Anti-FGM crusaders should change tack

While attending an editors’ breakfast meeting a day before the launch of the 16 Days of Activism against Gender-based Violence, a revelation by one of the participants left most people with their mouths age.

The participant said a colleague had invited him to his daughter’s circumcision ceremony. He was appalled and wondered why such an educated man would subject his daughter to such a ‘retrogressive’ practice. A nurse had been called to ‘cut’ the girl in the comfort of their home.

“You mean you are willing to let your daughter go through this,” the participant questioned his colleague. “Of course! It is our culture and I have to do that to prepare her for marriage or no man will touch her,” the co-worker quipped.

He told another senior colleague about the invitation and he was not surprised at all. “In fact, it is an honour that you have been invited. When the time comes, I too will circumcise my girls.” Beaten, the man gave up and politely declined the invitation. He now understood why Female Genital Mutilation is still rampant despite the Government’s ban.

An article published in the Daily Mail on November 13, stated that more than a quarter of Kenyan women have undergone the ordeal, despite the practice being outlawed three years ago. In many communities in Africa, traditions are more important than laws and circumcision is considered a rite of passage that marks the transition into womanhood, enabling one to marry.

This, therefore, calls for a change of strategy among anti-FGM crusaders in order to win the campaign.

Many girls are quietly circumcised in towns with the blessing of their parents, some of them doctors, lawyers, ministers, journalists, nurses, you name it.

Instead of concentrating their energies in the rural areas, the anti-FGM campaigners should strive to initiate attitude change among ‘professionals’, who are abetting the practice instead of educating rural men and women on the dangers of the cut.
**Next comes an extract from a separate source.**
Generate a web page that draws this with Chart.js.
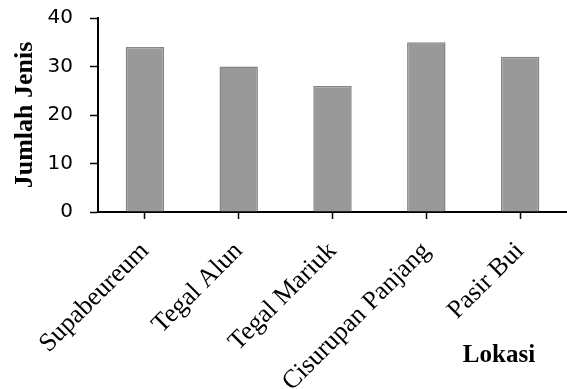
<!DOCTYPE html>
<html>
<head>
<meta charset="utf-8">
<script src="https://cdn.jsdelivr.net/npm/chart.js@4/dist/chart.umd.min.js"></script>
<style>
  html, body { margin: 0; padding: 0; background: #fff; }
  #wrap { width: 567px; height: 389px; }
</style>
</head>
<body>
<div id="wrap"><canvas id="c" width="567" height="389"></canvas></div>
<script>
/* ===== data ===== */
const locations = ['Supabeureum', 'Tegal Alun', 'Tegal Mariuk', 'Cisurupan Panjang', 'Pasir Bui'];
const speciesCount = [34, 30, 26, 35, 32];
const yTicks = [0, 10, 20, 30, 40];

const serif = '"Liberation Serif", "Times New Roman", serif';
const sans = '"DejaVu Sans", "Liberation Sans", sans-serif';

// "Lokasi" sits at the lower right, not under the tick labels
const lokasiLabel = {
  id: 'lokasiLabel',
  afterDraw(chart){
    const ctx = chart.ctx;
    ctx.save();
    ctx.font = 'bold 25px ' + serif;
    ctx.fillStyle = '#000';
    ctx.textAlign = 'center';
    ctx.textBaseline = 'middle';
    ctx.fillText('Lokasi', 499, 356);
    ctx.restore();
  }
};

new Chart(document.getElementById('c'), {
  type: 'bar',
  data: {
    labels: locations,
    datasets: [{
      data: speciesCount,
      backgroundColor: '#999999',
      borderColor: '#858585',
      borderWidth: 1.5,
      categoryPercentage: 1,
      barPercentage: 0.41
    }]
  },
  options: {
    responsive: false,
    animation: false,
    layout: { padding: { top: 18, right: 0, left: 0, bottom: 0 } },
    plugins: { legend: { display: false }, tooltip: { enabled: false } },
    scales: {
      x: {
        grid: { drawOnChartArea: false, offset: false, tickLength: 7, color: '#000', tickWidth: 1.5 },
        border: { color: '#000', width: 2 },
        ticks: {
          color: '#000', font: { family: serif, size: 26 },
          maxRotation: 45, minRotation: 45, padding: 17, autoSkip: false
        },
        afterFit: s => { s.height = 177; s.paddingLeft = 0; s.paddingRight = 0; }
      },
      y: {
        min: 0, max: 40,
        grid: { drawOnChartArea: false, tickLength: 8, color: '#000', tickWidth: 1.5 },
        border: { color: '#000', width: 2 },
        ticks: {
          stepSize: 5, color: '#000', padding: 17,
          font: { family: sans, size: 20 },
          callback: v => yTicks.includes(v) ? String(v) : ''
        },
        title: {
          display: true, text: 'Jumlah Jenis', color: '#000',
          font: { family: serif, size: 26, weight: 'bold' }, padding: { top: 10, bottom: 0 }
        },
        afterFit: s => { s.width = 98; s.paddingTop = 0; s.paddingBottom = 0; }
      }
    }
  },
  plugins: [lokasiLabel]
});
</script>
</body>
</html>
FGM involves partial or total removal of the external female genitalia, or other injury to the female genital organs for non-medical reasons and is commonly carried out by traditional circumcisers.

However, according to the World Health Organisation, more than 18 per cent of all FGM is performed by health care providers, and the trend is increasing. FGM is recognised internationally as a violation of the human rights of girls and women. It reflects deep-rooted inequality between the sexes. It is nearly, always carried out on minors and is a violation of the rights of children.

Violates rights

It also violates a person’s rights to health, security, the right to be free from torture and the right to life when the procedure results in death.
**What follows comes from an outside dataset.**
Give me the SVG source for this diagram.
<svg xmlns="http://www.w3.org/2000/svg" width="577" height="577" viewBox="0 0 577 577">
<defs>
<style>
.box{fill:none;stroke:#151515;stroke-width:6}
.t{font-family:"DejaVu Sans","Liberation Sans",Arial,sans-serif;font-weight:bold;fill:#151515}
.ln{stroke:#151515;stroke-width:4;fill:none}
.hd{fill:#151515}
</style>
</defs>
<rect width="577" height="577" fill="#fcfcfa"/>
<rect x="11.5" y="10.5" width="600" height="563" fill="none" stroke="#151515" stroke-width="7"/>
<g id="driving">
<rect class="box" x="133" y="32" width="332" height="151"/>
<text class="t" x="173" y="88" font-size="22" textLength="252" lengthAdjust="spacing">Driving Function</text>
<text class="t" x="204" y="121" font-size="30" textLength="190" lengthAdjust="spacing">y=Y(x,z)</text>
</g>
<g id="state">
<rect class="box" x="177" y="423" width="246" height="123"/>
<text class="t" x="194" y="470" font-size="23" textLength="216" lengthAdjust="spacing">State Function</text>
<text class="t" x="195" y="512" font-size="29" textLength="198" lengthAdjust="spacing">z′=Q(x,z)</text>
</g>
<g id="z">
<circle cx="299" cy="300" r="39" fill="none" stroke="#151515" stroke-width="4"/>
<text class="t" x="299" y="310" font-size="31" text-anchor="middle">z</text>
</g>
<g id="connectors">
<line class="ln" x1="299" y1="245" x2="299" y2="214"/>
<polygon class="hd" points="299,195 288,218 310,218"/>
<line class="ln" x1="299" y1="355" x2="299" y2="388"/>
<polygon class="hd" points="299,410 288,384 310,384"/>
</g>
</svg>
It has been widely reported that several traditional circumcisers have downed their tools following sensitisation by NGOs. Traditional circumcisers may down their tools alright, but unless health workers stop abetting the practice, it won’t have an impact. Another issue that needs to be addressed is peer pressure. Many girls succumb to pressure from their friends, to avoid being seen as the laughing stock. And afraid they may not find husbands to marry them, not even death can deter the young girls from the cut.

A report titled ‘My Action Counts in Ending Gender Based Violence’ presented during the editors’ meeting by Joyce Muchena, Acting Chief of Party, Peace Initiative Kenya project, lists prohibition of FGM 2011 Act as a legal mechanism in the management of Gender Based Violence (GBV). The meeting held at the Laico Regency Hotel was organised by the African Woman and Child Feature Service.
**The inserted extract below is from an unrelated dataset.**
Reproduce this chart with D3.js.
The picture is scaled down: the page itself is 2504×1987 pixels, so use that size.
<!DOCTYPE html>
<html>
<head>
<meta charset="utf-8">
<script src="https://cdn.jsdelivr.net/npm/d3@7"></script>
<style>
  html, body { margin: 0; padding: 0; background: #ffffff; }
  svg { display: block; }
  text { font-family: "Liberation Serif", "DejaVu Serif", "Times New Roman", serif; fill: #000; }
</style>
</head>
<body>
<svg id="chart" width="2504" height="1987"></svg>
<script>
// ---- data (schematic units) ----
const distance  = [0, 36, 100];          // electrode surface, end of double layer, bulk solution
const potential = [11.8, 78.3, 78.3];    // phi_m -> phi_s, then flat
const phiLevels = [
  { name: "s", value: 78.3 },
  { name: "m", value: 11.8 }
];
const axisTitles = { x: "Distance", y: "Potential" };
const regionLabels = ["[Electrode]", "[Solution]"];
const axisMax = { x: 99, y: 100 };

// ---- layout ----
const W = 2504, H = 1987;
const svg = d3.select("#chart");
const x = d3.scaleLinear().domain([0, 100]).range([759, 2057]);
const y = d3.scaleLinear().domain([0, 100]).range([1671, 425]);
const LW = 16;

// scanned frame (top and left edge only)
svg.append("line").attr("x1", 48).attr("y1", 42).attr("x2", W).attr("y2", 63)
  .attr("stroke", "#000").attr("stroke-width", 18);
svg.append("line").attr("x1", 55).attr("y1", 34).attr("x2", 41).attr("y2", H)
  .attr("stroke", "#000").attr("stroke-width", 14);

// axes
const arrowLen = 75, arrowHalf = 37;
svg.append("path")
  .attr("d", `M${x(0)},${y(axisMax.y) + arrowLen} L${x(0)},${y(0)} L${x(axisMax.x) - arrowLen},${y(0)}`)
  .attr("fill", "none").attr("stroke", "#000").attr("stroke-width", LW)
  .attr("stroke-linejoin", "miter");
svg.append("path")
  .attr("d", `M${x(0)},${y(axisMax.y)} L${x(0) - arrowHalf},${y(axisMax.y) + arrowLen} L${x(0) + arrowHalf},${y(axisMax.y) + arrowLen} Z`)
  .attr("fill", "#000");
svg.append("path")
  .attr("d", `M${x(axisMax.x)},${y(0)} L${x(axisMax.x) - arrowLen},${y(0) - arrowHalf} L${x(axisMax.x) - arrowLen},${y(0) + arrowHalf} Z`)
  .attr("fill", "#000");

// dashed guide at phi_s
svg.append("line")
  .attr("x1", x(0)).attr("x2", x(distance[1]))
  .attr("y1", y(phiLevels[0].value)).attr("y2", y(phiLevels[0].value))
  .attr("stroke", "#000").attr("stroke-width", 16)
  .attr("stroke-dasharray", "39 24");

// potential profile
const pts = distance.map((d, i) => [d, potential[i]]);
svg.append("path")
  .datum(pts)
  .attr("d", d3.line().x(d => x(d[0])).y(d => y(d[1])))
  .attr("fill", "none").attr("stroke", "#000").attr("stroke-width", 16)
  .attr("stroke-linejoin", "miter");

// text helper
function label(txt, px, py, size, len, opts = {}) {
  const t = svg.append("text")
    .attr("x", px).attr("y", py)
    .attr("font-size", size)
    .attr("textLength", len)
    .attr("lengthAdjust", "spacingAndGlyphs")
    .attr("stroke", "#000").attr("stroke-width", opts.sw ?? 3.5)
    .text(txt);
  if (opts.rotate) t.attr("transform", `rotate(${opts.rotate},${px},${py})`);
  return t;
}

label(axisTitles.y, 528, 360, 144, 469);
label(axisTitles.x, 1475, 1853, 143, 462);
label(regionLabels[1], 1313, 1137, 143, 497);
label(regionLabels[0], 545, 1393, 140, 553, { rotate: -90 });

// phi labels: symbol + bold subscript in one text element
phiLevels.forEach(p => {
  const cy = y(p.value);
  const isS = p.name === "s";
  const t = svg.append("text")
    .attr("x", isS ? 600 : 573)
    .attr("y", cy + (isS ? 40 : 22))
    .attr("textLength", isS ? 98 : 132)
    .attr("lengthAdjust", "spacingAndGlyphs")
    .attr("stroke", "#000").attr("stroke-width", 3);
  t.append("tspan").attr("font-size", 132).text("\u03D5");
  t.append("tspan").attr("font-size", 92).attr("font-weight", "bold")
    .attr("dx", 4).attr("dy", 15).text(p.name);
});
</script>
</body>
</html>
A study by the Peace Initiative Kenya (PIK) project carried out in nine counties between February and June shows that various forms of GBV- FGM and wife-battering are accommodated, justified and even institutionalised in certain Kenyan cultures.

This is a pointer to the amount of work that still needs to be done to criminalise GBV.

The study was conducted in Kisumu, Kisii, Kwale, Migori, Mombasa, Nandi, Taita Taveta, Trans Nzoia and Uasin Gishu counties.

PIK was initiated in June 2012, to contribute to a more protective environment for women before, during and after the March 2013 elections.

It is funded by USAID Kenya, managed by International Rescue Committee (and implemented by several local organisations).

FGM remains illegal in Kenya, however, practitioners or parents who subject their children to the cut are rarely charged in a court of law.

The practice is still rife among the Maasai, Kuria, Kisii, Pokot and Somali communities.

More than 125 million girls and women alive today have been cut in 29 African countries and Middle East where FGM is concentrated.

It is mostly carried out on young girls, sometimes between infancy and 15 years. FGM has no health benefits and interferes with the natural functions of girls’ and women’s bodies.

Immediate complications include severe pain, shock, bleeding, tetanus or bacterial infection, urine retention, open sores in the genital region and injury to genital tissue.

Long-term consequences include recurrent bladder and urinary tract infections, cysts, infertility, an increased risk of childbirth complications and newborn deaths and the need for later surgeries.